La grande majorité des garçons considéraient également que les filles rencontrent plus de difficultés physiques à pratiquer la médecine des animaux de rente qu’eux à cause de leur corpulence. L’un d’entre eux expliquait :
Une fille qui est taillée 50 kilos, qui s’occupe de bovins qui font 700 kilos, elle va être beaucoup plus en peine qu’un colosse qui fait 90 kilos, ça c’est clair et net, naturellement les garçons sont quand même plus musclés et costauds que les filles, mais il se peut très bien qu’une fille sache très bien se débrouiller en bovine, je ne fais pas de règle générale, mais c’est plus une tendance après, je pense qu’elles vont être moins prises au sérieux en bovine. [Joffrey]

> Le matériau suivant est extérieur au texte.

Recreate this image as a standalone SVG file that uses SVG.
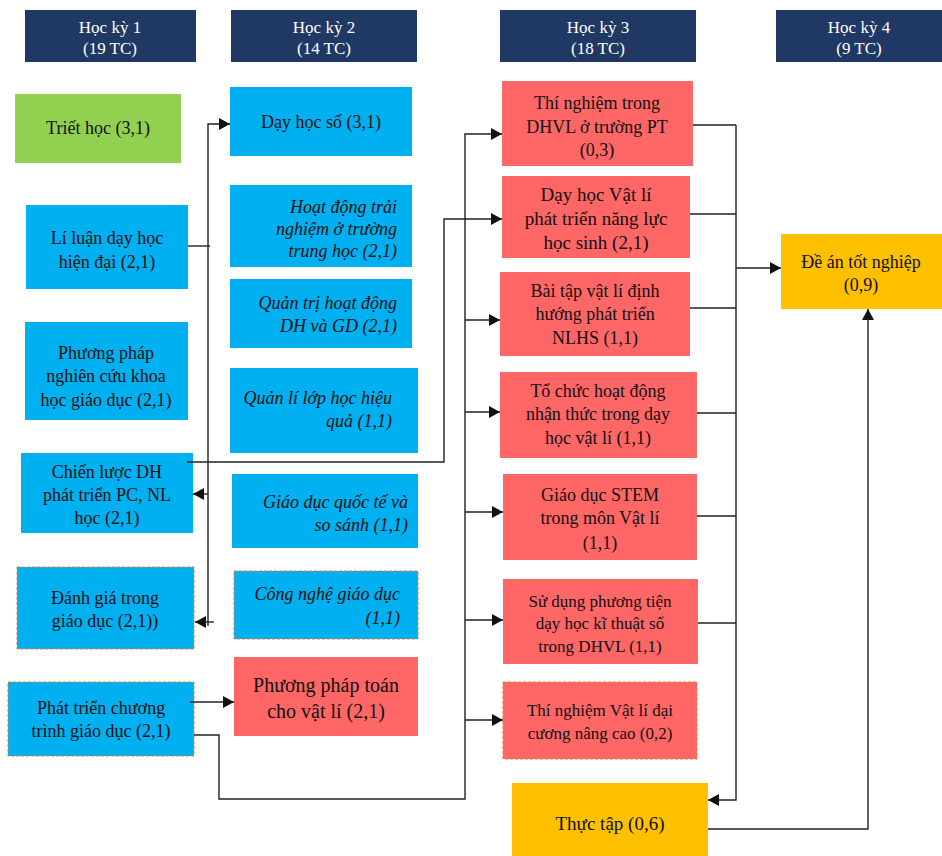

Un autre affirme que « véto en rural, c’est plus, enfin pour moi, un métier d’hommes que de femmes » (Corentin). Presque aucun des garçons n’a exprimé de doutes sur ses compétences physiques, même parmi les plus petits et les plus frêles. Il semble en être de même chez les hommes vétérinaires qui se décrivent comme grands et forts alors qu’ils sont de la même taille que certaines femmes qui se considèrent comme petites (Pensuet, 2024).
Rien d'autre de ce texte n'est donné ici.